FOLKS IN ARLINGTON ARE PROUD OF THE STUMP HOUSE, BUT YOST SAYS THE TOWN HAS ANOTHER STUMP THAT'S EVEN BIGGER.

YOST: "It's all the way from one side to the other- a hoot and a holler across you know…"

THIS STUMP IS ACTUALLY ABOUT 20 FEET WIDE AND 25 FEET TALL AND IS IMPOSSIBLE FOR MOTORISTS LIKE DOROTHY KEAN TO IGNORE AT THE SMOKEY POINT REST AREA ON INTERSTATE 5 - ABOUT FIVE MILES NORTH OF MARYSVILLE.

KEAN: "I'm from east Texas. We have cedar trees, but not this big!"

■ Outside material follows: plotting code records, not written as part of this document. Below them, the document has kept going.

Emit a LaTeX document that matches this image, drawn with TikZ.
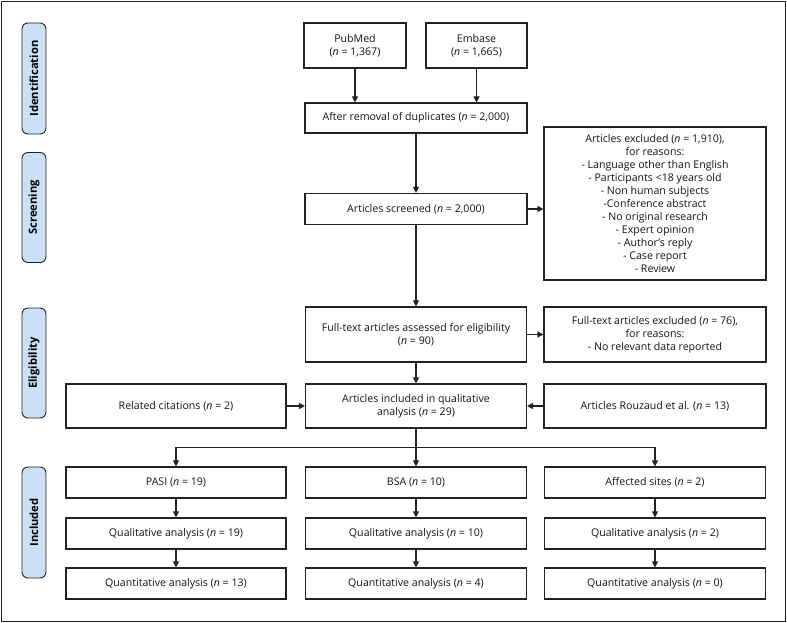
\documentclass[tikz,border=0pt]{standalone}
\usepackage{fontspec}
\setmainfont{Open Sans}
\usetikzlibrary{arrows.meta,calc}
\definecolor{phasefill}{HTML}{CBE0F5}
\definecolor{edge}{HTML}{222222}
\tikzset{
  box/.style={draw=edge, line width=1.1pt, fill=white, inner sep=2pt, align=center, font=\fontsize{10.6}{13}\selectfont, text=black!92},
  phase/.style={draw=edge, line width=0.9pt, fill=phasefill, rounded corners=6pt, inner sep=0pt, minimum height=24pt, rotate=90, font=\bfseries\fontsize{11.2}{12}\selectfont},
  arr/.style={draw=edge, line width=1.1pt, -{Triangle[length=6pt,width=6pt]}},
  ln/.style={draw=edge, line width=1.1pt}
}
\begin{document}
\begin{tikzpicture}[x=1pt,y=-1pt]
\useasboundingbox (0,0) rectangle (787,623);
\draw[edge, line width=1.4pt] (1.5,1.5) rectangle (785.5,621.5);
% phases
\node[phase, minimum width=111pt] (p1) at (34,78.5) {Identification};
\node[phase, minimum width=110pt] (p2) at (34,207.5) {Screening};
\node[phase, minimum width=110pt] (p3) at (34,363) {Eligibility};
\node[phase, minimum width=111pt] (p4) at (34,522.5) {Included};
% boxes
\node[box, minimum width=102pt, minimum height=45pt] (pub) at (355,45.5) {PubMed\\(\textit{n} = 1,367)};
\node[box, minimum width=101pt, minimum height=45pt] (emb) at (476.5,45.5) {Embase\\(\textit{n} = 1,665)};
\node[box, minimum width=222pt, minimum height=30pt] (dup) at (416,118) {After removal of duplicates (\textit{n} = 2,000)};
\node[box, minimum width=222pt, minimum height=31pt] (scr) at (416,209) {Articles screened (\textit{n} = 2,000)};
\node[box, minimum width=222pt, minimum height=153pt] (exc) at (655,203.5) {Articles excluded (\textit{n} = 1,910),\\for reasons:\\- Language other than English\\- Participants <18 years old\\- Non human subjects\\-Conference abstract\\- No original research\\- Expert opinion\\- Author’s reply\\- Case report\\- Review};
\node[box, minimum width=221pt, minimum height=55pt] (ft) at (416,334.5) {Full-text articles assessed for eligibility\\(\textit{n} = 90)};
\node[box, minimum width=222pt, minimum height=55pt] (fte) at (655,334.5) {Full-text articles excluded (\textit{n} = 76),\\for reasons:\\- No relevant data reported};
\node[box, minimum width=221pt, minimum height=44pt] (inc) at (416,406) {Articles included in qualitative\\analysis (\textit{n} = 29)};
\node[box, minimum width=220pt, minimum height=44pt] (rel) at (176,406) {Related citations (\textit{n} = 2)};
\node[box, minimum width=222pt, minimum height=44pt] (rou) at (655,406) {Articles Rouzaud et al. (\textit{n} = 13)};
% bottom rows
\node[box, minimum width=220pt, minimum height=31pt] (pasi) at (176,482.5) {PASI (\textit{n} = 19)};
\node[box, minimum width=221pt, minimum height=31pt] (bsa) at (416,482.5) {BSA (\textit{n} = 10)};
\node[box, minimum width=221pt, minimum height=31pt] (aff) at (655,482.5) {Affected sites (\textit{n} = 2)};
\node[box, minimum width=220pt, minimum height=31pt] (ql1) at (176,533.5) {Qualitative analysis (\textit{n} = 19)};
\node[box, minimum width=221pt, minimum height=31pt] (ql2) at (416,533.5) {Qualitative analysis (\textit{n} = 10)};
\node[box, minimum width=221pt, minimum height=31pt] (ql3) at (655,533.5) {Qualitative analysis (\textit{n} = 2)};
\node[box, minimum width=220pt, minimum height=31pt] (qn1) at (176,583.5) {Quantitative analysis (\textit{n} = 13)};
\node[box, minimum width=221pt, minimum height=31pt] (qn2) at (416,583.5) {Quantitative analysis (\textit{n} = 4)};
\node[box, minimum width=221pt, minimum height=31pt] (qn3) at (655,583.5) {Quantitative analysis (\textit{n} = 0)};
% connectors
\draw[arr] (pub.south) -- (pub.south |- dup.north);
\draw[arr] (emb.south) -- (emb.south |- dup.north);
\draw[arr] (dup) -- (scr);
\draw[arr] (scr.east) -- (scr.east -| exc.west);
\draw[arr] (scr) -- (ft);
\draw[arr] (ft.east) -- (ft.east -| fte.west);
\draw[arr] (ft) -- (inc);
\draw[arr] (rel) -- (inc);
\draw[arr] (rou) -- (inc);
\coordinate (br) at ($(inc.south)!0.5!(bsa.north)$);
\draw[ln] (inc.south) -- (br);
\draw[arr] (br) -- (bsa);
\draw[arr] (br) -| (pasi.north);
\draw[arr] (br) -| (aff.north);
\draw[arr] (pasi) -- (ql1);
\draw[arr] (bsa) -- (ql2);
\draw[arr] (aff) -- (ql3);
\draw[arr] (ql1) -- (qn1);
\draw[arr] (ql2) -- (qn2);
\draw[arr] (ql3) -- (qn3);
\end{tikzpicture}
\end{document}
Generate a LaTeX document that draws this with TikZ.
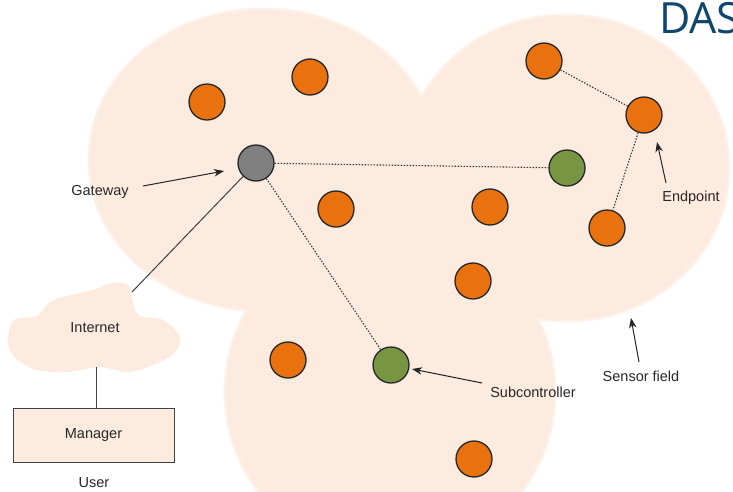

THERE'S AN ARCHWAY IN THIS CEDAR STUMP BIG ENOUGH TO DRIVE A CAR THROUGH. AND IN 1939 NORWAY'S CROWN PRINCE OLAV AND PRINCESS MARTHA HAD THEIR PICTURE TAKEN DOING JUST THAT. THESE DAYS, THOUGH, THE STUMP IS A WALK-THROUGH ATTRACTION THAT'S HAD ITS SHARE OF VANDALISM AND DECAY. IT'S BEEN SET ON FIRE, CUT IN HALF, PUT BACK TOGETHER, AND MOVED SEVERAL TIMES. ALL WORTH IT, SAY HARRY YOST, BECAUSE IT'S AN IRREPLACEABLE IF UNUSUAL LINK TO THE REGION'S PAST.

YOST: "It's Washington. Western Washington Red cedar. The younger generation will never see one like this. If you don't keep it, why it's gone. "

GONE - BUT NOT FORGOTTEN. HARRIET BASKAS, KUOW NEWS.